A collection of songs by the Yiddish songwriter Mordechai Gebirtig has appeared for the first time in Italy.
The collection includes Italian translations of all previously published works by Gebirtig as well as a number of recently discovered poems and songs by the author, who was killed by the Nazis in Krakow, Poland, in 1942.
The release of the book by the Florence-based Jewish publishing house Giuntina reflects the growing interest in Yiddish in Italy.
The book is sold with a cassette recording of performances of some of the songs.
“It is probably the most complete collection of Gebirtig’s songs to appear in any language,” said Rudi Assuntino, who edited the collection.
Gebirtig, born in Krakow in 1877, worked as a carpenter in his native city but also wrote some of the most famous Yiddish songs, including “Reyzele,” “Kinder- yorn,” and “Moyshele, Mayn Fraynd” as well as “Undzer Shtetl Brent.”
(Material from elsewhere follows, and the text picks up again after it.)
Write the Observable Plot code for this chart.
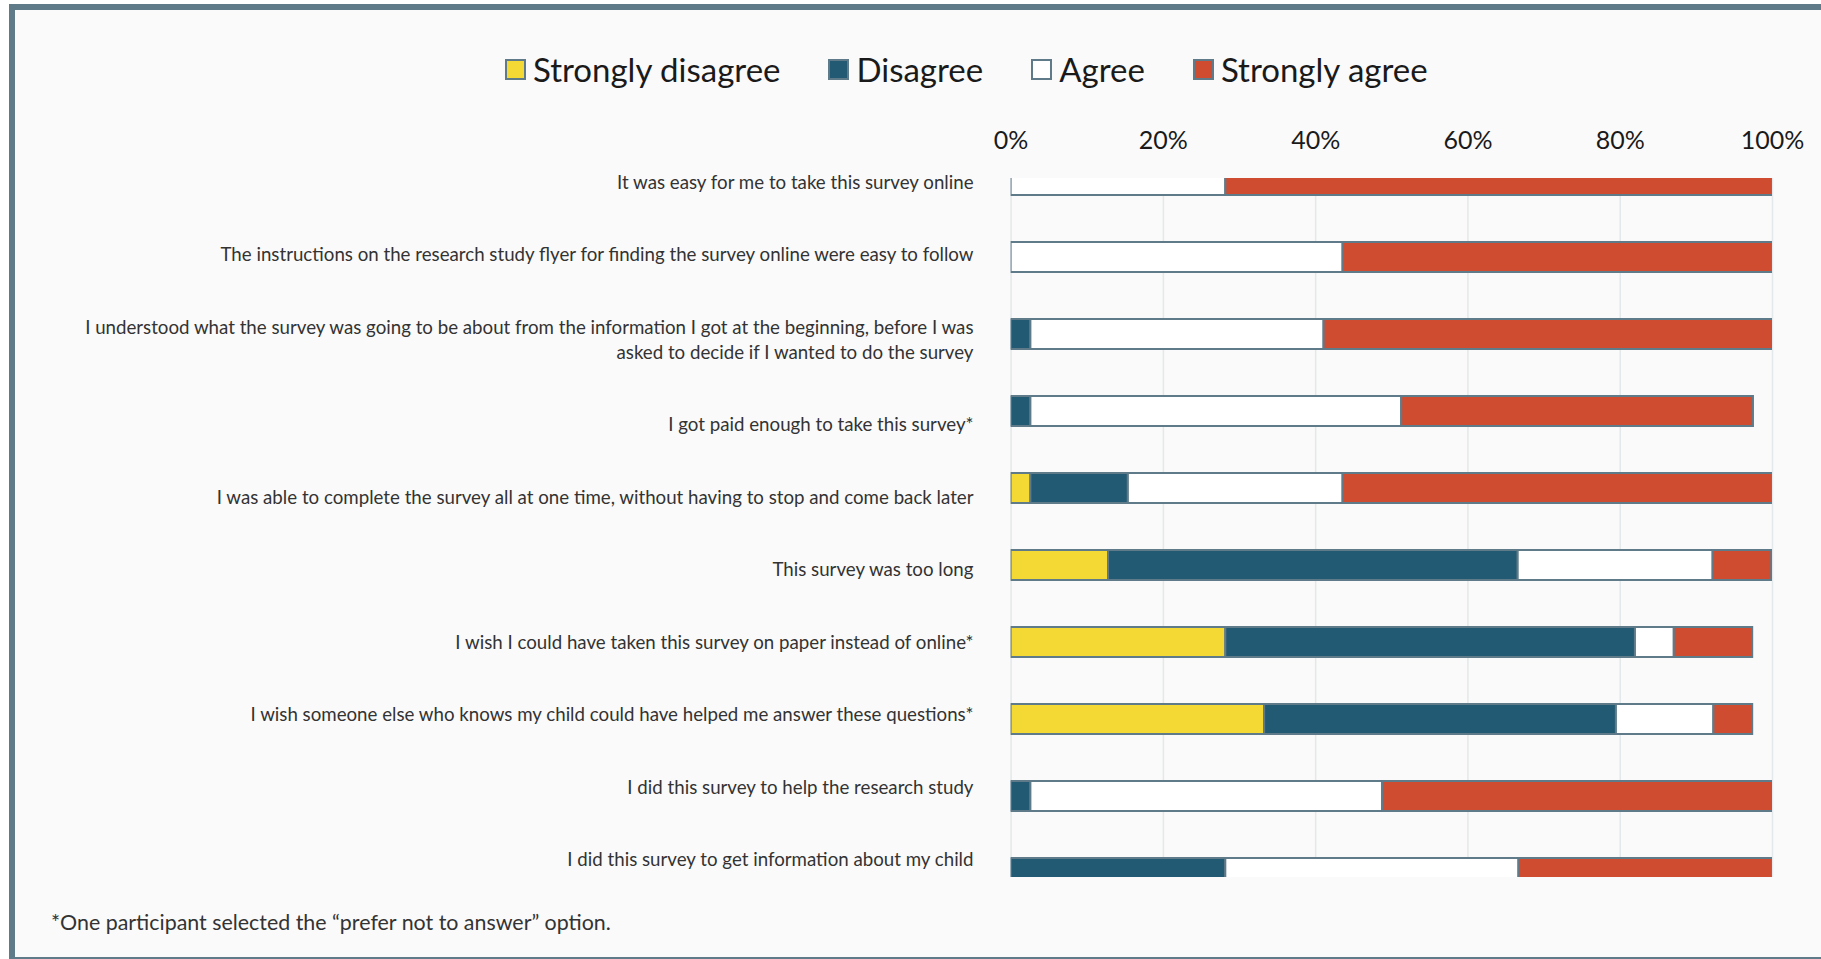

Gebirtig’s songs are about everyday life — love, politics, poverty, work, war and prayer. He continued to write even during the Holocaust, when he was confined to the Krakow Ghetto.
His last song, “S’tut Vey…” (“It Hurts…”), was written shortly before the Nazis shot him dead on the street. It deals with the indifference of Poles to the fate of the Jews.
Assuntino said he hopes the translation would help bring Gebirtig’s songs into the mainstream.
“Why is Yiddish literature considered part of world literature and Yiddish songs not?” he asked.
“If history had been different, if several million Jews had not been exterminated and their culture canceled from the face of the earth, Gebirtig clearly today would be as important as the Gershwin brothers,” he added.
Italy’s Jewish community numbers about 30,000, but few of them are of Ashkenazi descent and know Yiddish.